GOAL OF THE EXERCISE:
Find each line with the string "script" and report it.

# Start of DATA FOR THIS EXERCISE

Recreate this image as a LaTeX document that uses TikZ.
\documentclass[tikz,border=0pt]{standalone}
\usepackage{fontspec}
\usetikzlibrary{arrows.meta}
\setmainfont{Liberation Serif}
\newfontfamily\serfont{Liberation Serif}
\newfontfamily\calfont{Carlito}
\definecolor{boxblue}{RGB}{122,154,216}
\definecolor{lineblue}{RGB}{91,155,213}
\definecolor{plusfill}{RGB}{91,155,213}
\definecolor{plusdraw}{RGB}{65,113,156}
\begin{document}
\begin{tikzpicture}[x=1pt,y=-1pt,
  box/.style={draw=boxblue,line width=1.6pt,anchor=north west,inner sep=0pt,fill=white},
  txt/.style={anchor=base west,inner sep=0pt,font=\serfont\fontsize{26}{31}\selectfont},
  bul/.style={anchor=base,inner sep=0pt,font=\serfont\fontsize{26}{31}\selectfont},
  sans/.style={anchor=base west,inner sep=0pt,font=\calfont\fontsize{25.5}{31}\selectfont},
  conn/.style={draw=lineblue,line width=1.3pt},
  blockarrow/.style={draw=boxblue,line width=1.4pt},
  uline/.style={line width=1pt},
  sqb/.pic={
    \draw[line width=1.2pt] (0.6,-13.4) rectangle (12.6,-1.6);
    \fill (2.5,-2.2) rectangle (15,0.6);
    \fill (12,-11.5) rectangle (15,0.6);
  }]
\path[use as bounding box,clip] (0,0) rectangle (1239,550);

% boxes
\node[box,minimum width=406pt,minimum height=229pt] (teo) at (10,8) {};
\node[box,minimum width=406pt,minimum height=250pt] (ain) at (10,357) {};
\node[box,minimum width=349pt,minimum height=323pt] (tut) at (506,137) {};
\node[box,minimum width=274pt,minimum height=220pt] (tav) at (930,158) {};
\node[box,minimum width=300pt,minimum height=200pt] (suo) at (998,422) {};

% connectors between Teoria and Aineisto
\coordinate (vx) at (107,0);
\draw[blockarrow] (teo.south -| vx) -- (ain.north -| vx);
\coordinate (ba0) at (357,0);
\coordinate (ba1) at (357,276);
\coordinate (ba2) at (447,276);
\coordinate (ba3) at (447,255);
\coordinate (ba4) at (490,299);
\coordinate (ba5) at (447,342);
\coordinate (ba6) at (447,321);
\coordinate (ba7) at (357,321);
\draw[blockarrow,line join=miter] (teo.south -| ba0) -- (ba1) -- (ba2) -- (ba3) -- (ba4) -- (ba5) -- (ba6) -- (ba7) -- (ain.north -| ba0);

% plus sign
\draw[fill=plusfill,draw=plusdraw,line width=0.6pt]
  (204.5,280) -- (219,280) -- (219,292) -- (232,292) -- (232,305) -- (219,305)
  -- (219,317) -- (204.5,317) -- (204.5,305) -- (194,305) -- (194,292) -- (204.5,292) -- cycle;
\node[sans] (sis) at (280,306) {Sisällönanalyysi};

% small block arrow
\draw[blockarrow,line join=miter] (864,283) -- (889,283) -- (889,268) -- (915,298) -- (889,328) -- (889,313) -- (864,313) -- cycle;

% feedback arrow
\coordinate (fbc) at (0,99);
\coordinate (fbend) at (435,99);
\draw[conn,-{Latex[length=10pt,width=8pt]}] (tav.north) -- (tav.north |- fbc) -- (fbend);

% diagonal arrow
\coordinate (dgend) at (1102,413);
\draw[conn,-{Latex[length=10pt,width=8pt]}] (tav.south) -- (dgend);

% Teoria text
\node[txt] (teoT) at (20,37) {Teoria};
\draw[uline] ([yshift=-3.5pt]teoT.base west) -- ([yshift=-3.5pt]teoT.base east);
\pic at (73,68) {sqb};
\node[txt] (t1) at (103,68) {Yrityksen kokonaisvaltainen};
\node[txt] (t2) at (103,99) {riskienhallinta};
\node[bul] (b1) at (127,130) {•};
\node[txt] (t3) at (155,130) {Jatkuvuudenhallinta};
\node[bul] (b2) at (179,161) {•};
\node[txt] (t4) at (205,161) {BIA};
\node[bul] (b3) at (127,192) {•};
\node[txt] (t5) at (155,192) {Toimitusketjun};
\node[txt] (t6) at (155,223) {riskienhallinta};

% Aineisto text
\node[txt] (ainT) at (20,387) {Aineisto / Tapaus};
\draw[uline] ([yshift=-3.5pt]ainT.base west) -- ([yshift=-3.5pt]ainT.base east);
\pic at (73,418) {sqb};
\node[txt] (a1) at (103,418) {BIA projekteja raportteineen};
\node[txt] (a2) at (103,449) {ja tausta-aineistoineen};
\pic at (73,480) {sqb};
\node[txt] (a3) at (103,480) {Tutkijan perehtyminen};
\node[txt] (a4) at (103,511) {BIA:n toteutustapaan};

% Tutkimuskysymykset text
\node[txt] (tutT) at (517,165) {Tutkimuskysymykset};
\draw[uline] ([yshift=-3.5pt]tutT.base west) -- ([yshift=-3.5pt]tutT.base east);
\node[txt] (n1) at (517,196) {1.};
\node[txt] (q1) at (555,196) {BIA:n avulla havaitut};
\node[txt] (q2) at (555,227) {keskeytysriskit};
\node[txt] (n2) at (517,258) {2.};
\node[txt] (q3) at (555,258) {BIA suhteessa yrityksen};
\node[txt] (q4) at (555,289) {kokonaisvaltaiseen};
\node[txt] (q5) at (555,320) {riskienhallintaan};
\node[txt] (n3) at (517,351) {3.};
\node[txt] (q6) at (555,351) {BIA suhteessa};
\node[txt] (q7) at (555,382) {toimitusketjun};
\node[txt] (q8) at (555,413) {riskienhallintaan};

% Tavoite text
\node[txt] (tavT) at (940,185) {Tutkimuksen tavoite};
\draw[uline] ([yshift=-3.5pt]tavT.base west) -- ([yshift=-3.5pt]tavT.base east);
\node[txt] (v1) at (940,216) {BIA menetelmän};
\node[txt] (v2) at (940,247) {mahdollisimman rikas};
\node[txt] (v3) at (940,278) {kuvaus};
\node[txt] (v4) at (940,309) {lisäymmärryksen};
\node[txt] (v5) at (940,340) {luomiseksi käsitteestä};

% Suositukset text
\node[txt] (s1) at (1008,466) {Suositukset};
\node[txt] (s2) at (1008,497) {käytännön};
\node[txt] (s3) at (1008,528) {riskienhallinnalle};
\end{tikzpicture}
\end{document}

# End of DATA FOR THIS EXERCISE
# Start of DATA FOR THIS EXERCISE

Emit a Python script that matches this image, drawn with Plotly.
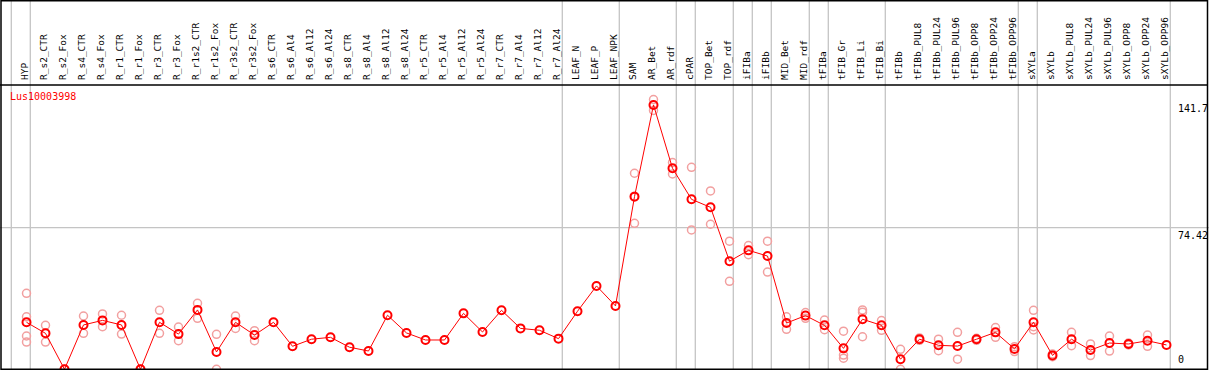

# End of DATA FOR THIS EXERCISE
# Start of DATA FOR THIS EXERCISE

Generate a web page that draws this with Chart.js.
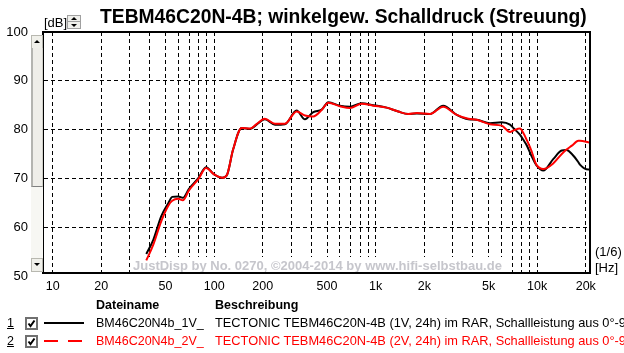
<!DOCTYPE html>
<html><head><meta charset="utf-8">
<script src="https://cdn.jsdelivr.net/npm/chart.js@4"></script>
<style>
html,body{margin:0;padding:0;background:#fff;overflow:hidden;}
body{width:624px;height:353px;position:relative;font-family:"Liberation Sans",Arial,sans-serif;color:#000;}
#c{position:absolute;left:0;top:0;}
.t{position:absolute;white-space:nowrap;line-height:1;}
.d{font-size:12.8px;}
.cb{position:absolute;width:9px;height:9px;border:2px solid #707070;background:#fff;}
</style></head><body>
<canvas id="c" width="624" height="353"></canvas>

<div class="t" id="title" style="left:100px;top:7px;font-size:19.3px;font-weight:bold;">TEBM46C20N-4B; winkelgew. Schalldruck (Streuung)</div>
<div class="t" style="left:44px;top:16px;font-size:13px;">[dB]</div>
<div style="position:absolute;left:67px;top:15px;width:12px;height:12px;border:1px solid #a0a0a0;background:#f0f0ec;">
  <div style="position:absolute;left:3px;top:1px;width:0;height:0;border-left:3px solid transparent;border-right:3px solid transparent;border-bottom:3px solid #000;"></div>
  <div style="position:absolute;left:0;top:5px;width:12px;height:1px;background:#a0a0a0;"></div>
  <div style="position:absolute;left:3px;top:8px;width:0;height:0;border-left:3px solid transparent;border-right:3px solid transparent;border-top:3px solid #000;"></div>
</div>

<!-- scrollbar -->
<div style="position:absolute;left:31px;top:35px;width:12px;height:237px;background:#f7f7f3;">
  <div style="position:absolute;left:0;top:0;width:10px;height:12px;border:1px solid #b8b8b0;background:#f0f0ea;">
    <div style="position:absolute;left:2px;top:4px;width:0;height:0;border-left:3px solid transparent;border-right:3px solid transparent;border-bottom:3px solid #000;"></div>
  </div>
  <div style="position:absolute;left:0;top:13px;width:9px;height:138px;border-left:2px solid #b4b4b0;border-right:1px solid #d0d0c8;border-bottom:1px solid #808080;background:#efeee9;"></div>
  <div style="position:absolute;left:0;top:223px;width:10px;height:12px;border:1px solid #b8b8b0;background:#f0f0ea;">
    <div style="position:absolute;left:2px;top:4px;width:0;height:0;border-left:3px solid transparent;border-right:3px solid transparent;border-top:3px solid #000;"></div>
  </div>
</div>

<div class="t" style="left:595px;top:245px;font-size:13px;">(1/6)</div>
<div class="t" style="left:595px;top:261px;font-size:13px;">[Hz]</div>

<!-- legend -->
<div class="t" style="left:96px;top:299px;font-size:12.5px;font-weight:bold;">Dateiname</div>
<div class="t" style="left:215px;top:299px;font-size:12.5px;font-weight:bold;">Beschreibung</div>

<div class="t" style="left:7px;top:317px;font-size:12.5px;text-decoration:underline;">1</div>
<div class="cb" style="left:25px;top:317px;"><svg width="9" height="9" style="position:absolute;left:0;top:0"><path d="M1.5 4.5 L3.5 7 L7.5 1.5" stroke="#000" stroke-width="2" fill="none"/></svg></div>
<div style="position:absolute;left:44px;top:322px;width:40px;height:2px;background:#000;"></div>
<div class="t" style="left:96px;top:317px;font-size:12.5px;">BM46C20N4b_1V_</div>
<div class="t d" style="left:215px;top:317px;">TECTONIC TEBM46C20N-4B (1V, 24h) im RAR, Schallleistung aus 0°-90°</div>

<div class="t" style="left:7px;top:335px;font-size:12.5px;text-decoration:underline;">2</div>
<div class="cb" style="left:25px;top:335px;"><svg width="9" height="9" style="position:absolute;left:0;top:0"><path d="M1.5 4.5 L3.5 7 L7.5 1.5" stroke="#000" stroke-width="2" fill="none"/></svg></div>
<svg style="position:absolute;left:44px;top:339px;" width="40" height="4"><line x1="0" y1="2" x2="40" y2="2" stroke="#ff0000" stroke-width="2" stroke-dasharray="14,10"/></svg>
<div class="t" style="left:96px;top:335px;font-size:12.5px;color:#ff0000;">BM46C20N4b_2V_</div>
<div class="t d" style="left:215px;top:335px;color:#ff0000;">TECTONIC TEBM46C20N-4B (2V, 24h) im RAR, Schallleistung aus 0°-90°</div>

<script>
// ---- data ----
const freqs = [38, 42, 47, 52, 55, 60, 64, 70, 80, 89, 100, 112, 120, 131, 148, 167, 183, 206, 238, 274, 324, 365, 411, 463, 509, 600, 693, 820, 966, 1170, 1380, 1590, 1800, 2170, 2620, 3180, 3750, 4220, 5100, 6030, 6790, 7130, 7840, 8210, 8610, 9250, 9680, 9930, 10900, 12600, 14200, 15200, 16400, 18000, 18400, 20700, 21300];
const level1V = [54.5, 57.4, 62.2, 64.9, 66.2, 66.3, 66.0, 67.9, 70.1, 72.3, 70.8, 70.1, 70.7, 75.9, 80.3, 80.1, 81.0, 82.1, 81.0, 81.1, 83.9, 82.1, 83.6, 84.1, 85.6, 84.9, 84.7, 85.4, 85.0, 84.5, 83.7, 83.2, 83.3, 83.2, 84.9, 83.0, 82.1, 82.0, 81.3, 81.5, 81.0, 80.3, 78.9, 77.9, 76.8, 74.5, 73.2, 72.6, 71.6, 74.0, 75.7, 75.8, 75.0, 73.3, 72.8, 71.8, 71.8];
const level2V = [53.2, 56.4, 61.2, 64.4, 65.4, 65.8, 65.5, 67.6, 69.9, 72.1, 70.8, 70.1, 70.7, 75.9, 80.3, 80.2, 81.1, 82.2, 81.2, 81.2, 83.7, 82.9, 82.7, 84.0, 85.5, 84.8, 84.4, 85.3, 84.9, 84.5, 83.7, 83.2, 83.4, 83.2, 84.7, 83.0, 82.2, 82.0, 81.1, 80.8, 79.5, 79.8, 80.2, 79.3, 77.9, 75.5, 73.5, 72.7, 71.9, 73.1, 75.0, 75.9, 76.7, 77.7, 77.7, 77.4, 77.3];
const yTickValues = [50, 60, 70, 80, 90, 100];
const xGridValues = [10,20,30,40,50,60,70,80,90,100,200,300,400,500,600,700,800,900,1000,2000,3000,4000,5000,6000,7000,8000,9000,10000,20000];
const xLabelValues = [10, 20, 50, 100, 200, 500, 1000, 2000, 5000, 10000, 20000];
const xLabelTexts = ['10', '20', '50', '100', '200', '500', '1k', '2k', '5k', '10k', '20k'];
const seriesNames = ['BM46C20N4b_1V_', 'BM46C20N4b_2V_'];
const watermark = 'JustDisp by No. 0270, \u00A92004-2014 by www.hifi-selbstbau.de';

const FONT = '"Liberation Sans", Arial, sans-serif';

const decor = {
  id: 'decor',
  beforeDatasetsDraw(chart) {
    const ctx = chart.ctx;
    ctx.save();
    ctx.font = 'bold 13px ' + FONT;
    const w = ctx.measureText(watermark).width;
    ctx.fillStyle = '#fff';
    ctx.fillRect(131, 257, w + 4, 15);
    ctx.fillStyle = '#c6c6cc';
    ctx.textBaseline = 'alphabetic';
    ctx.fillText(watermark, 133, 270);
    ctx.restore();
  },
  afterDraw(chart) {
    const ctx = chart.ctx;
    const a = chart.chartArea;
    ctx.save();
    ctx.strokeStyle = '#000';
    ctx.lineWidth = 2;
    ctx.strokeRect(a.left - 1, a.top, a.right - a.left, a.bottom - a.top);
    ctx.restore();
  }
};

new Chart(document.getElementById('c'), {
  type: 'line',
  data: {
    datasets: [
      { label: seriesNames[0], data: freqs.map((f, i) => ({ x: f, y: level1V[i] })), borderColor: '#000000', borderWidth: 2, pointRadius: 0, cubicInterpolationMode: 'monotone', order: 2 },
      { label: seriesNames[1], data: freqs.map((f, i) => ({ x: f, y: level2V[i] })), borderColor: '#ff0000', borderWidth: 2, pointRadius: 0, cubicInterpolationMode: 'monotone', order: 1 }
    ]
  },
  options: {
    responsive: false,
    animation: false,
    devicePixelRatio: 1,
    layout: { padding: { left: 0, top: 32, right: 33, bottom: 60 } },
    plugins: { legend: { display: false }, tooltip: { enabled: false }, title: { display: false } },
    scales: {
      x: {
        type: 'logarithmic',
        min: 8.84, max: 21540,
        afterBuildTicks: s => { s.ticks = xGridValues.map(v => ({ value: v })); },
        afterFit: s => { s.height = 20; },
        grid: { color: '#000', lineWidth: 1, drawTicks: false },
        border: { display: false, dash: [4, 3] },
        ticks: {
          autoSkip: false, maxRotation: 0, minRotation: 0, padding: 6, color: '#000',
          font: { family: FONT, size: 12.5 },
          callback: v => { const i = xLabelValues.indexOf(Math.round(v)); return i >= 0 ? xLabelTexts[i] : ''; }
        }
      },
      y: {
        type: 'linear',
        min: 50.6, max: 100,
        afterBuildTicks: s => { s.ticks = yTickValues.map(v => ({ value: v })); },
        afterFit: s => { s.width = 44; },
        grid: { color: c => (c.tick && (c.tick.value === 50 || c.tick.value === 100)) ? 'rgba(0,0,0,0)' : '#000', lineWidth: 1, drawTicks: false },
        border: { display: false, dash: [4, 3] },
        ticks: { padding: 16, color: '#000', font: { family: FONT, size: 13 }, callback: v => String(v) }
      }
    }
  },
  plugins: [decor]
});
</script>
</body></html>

# End of DATA FOR THIS EXERCISE

IN RESPONSE:
Emit a Python script that matches this image, drawn with Plotly.
<script src="https://cdn.jsdelivr.net/npm/chart.js@4"></script>
<script>
</script>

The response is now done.